Le mufti gay-friendly

Soheib Bencheikh, ancien grand mufti de Marseille, ex-membre du Conseil Français du Culte Musulman (CFCM), dirige actuellement l’Institut Supérieur des Sciences Islamiques, basé à Marseille. À rebours des prêches islamistes dénonçant l’homosexualité comme une abomination et une dépravation morale importée de l’Occident, il fait partie de ces voix, trop souvent couvertes par les vociférations des intégristes, qui prônent un islam tolérant, loin des clichés et des fantasmes.

Que dit l’islam sur l’homosexualité ?
Quasiment rien : ce thème y est pratiquement inconnu. Le Coran n’en parle pas, hormis dans un passage très succinct et repris de la Bible où il est question de Lût et de Sodome ; et encore, le récit se contente de réprouver l’«immoralité» des habitants de Sodome, sans préciser quelles sont leurs pratiques. Seuls les hadiths (paroles de Mahomet, NdlR) affirment que le Prophète aurait condamné la pratique homosexuelle, mais leur fiabilité est beaucoup plus incertaine que celle du Coran : ce sont en effet des adages qui ont été attribués au Prophète entre un siècle et demi et deux siècles et demi après sa mort, et qui sont donc influencés par une théologie déjà établie et une morale déjà construite.

Selon vous, il ne faut donc pas se référer à la charia, qui prévoit la mise à mort des homosexuels ?
La charia n’est pas une loi divine et immédiatement applicable ; elle relève d’un travail humain, et non de Dieu. C’est une œuvre de déduction et d’intuition qui s’inspire du Coran mais également d’autres sources humaines et naturelles, y compris l’usage, l’intérêt… C’est un mot générique qui qualifie une intention : celle d’être en conformité avec une éthique ou une loi selon sa foi. Mais la charia n’est codifiée nulle part. C’est forcément une interprétation, car en dehors du Coran, tout ce que nous savons est le produit de l’intelligence et de la réflexion humaines. Ce que vous mentionnez relève en vérité du droit musulman tel qu’il a été défini par l’une ou l’autre des grandes écoles de l’islam : hanafite, malékite, hanbalite, chaféite, etc. Ces écoles s’inscrivent dans un contexte historique et social qui est celui d’une société tribale et clanique. L’ennui, c’est que musulmans comme non-musulmans distinguent peu ces différentes conceptions que sont la charia, le droit musulman, la jurisprudence… Il est exact que le droit musulman condamne très sévèrement la pratique homosexuelle, mais en se fondant sur quoi ? Sur rien, ou presque.

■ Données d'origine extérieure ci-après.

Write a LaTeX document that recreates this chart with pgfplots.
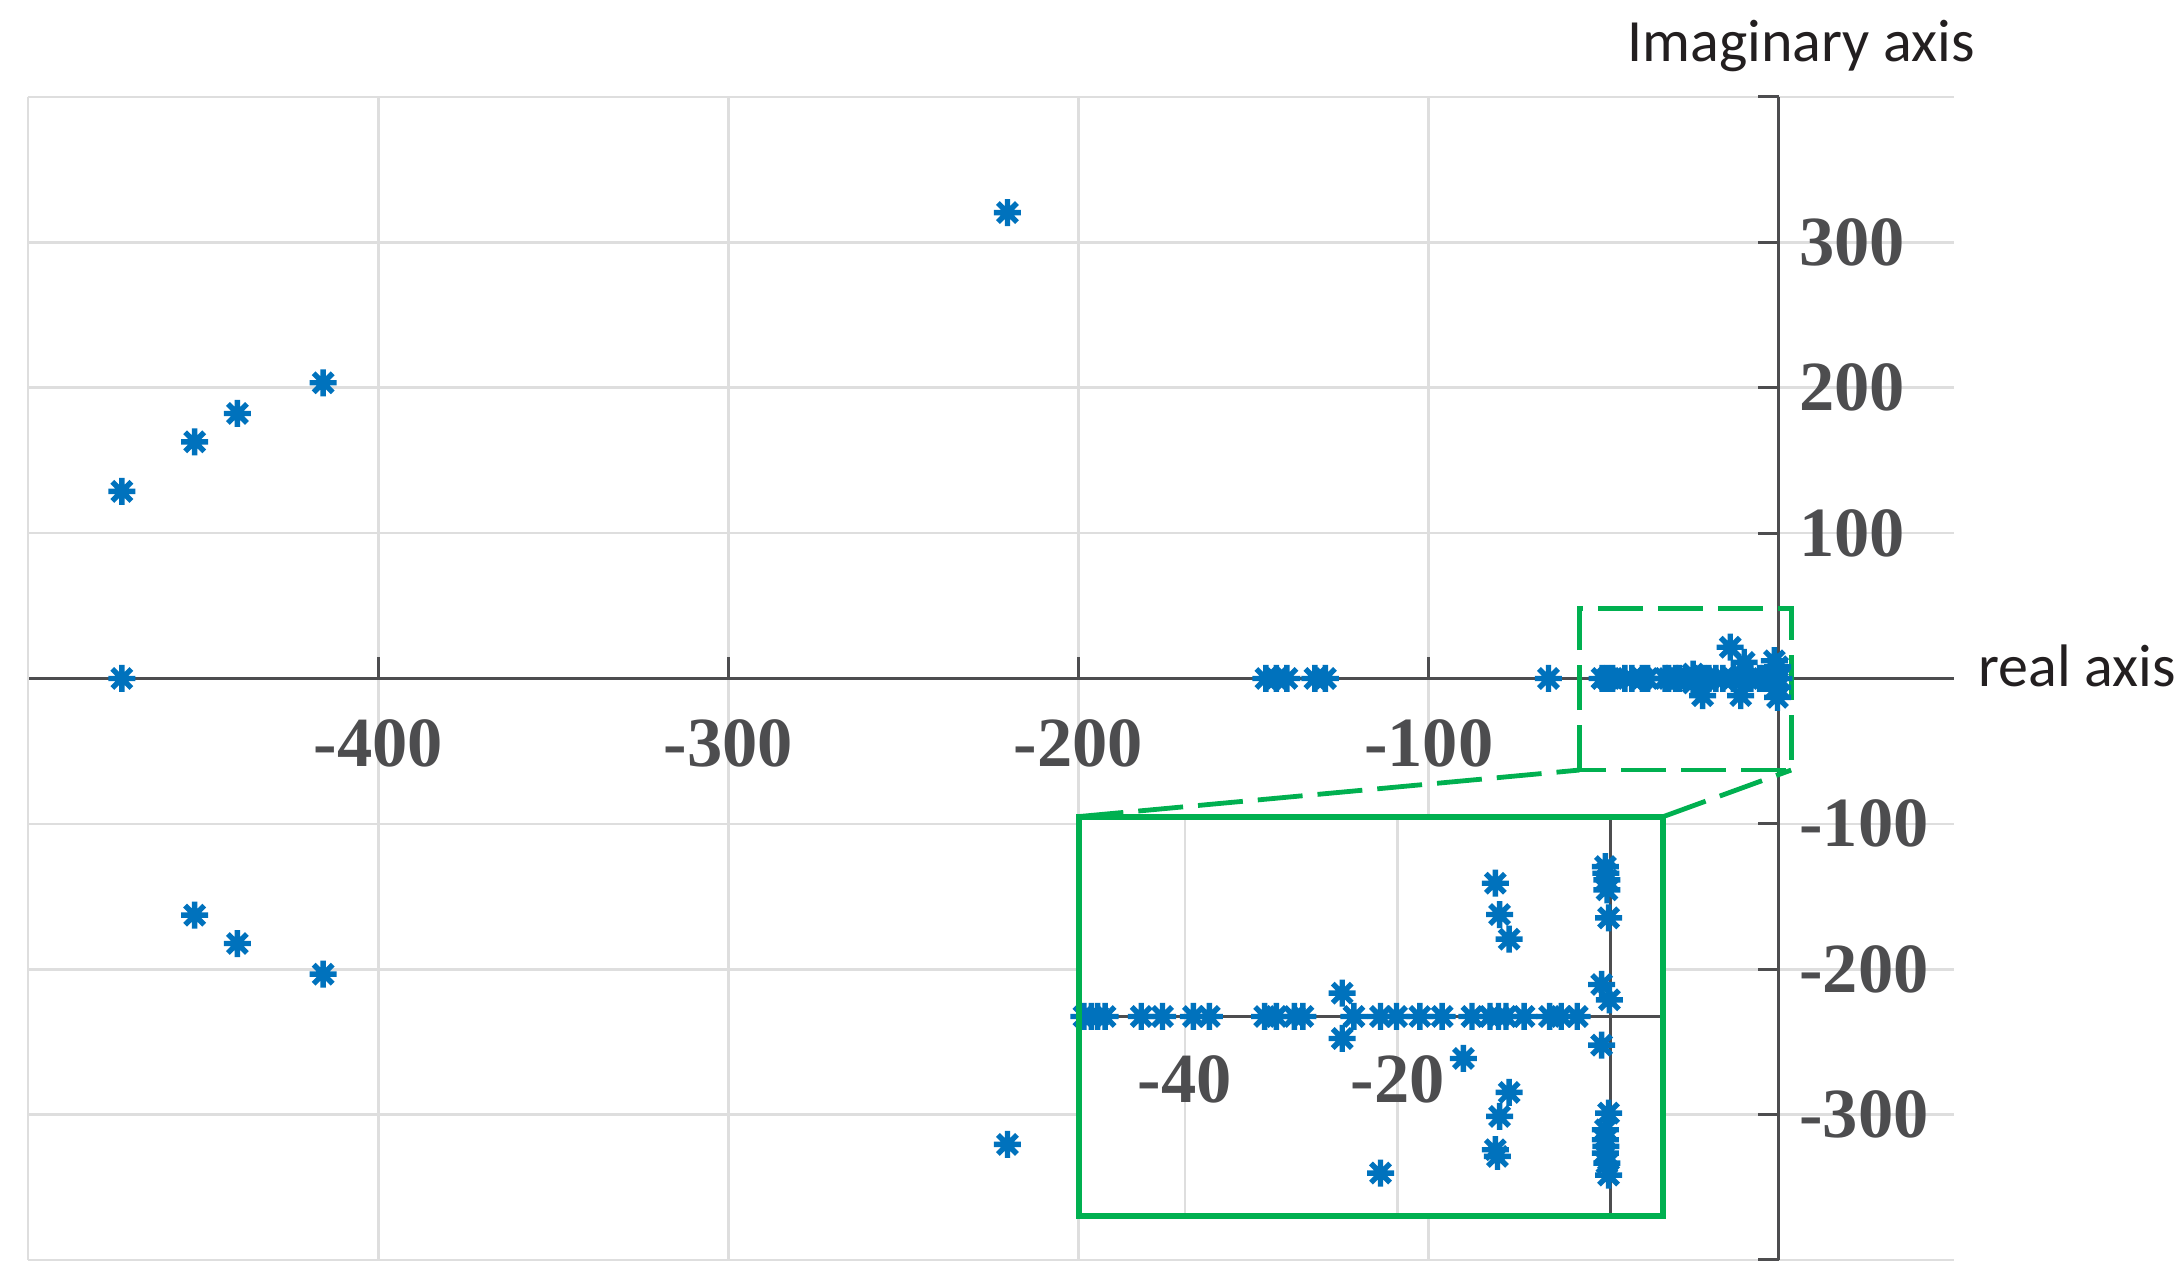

Il n’y a donc pas de contradiction entre le fait d’être musulman et celui d’être homosexuel ?
Bien sûr que non : on peut tout à fait être à la fois homosexuel et musulman, jouir de tous les droits et s’acquitter de tous les devoirs d’un croyant.

Pourquoi alors les intégristes développent-ils un rejet aussi violent de l’homosexualité ?
En raison de la société patriarcale et du machisme qui prévalent sur les deux rives de la Méditerranée, aussi bien chez les Siciliens que chez les Algériens. Toutefois, l’homosexualité active est presque tolérée dans l’usage, en tout cas mieux considérée que l’homosexualité passive.

Quelle serait alors votre propre interprétation, en tant que théologien, des rapports entre homosexualité et islam ?
Pour moi, le fait que le texte ne dise rien, ce silence de Dieu, est en soi une législation au même titre que les commandements. Dieu est sensé être omniscient, et le Coran est décrit comme le livre qui n’a rien oublié. Ce n’est donc pas pour rien qu’il ne parle pas d’homosexualité : s’il ne la mentionne pas, ce n’est pas aux hommes de l’interdire. De surcroît, contrairement à une certaine tradition chrétienne, qui voit d’un mauvais œil la pratique sexuelle, l’islam précise que l’accomplissement du désir sexuel participe à l’équilibre de l’être. J’estime donc que cette question de l’homosexualité ne concerne ni le théologien ni le juriste, qui n’ont pas à s’intéresser à l’intimité des êtres ou à ce qui se passe dans leur chambre à coucher.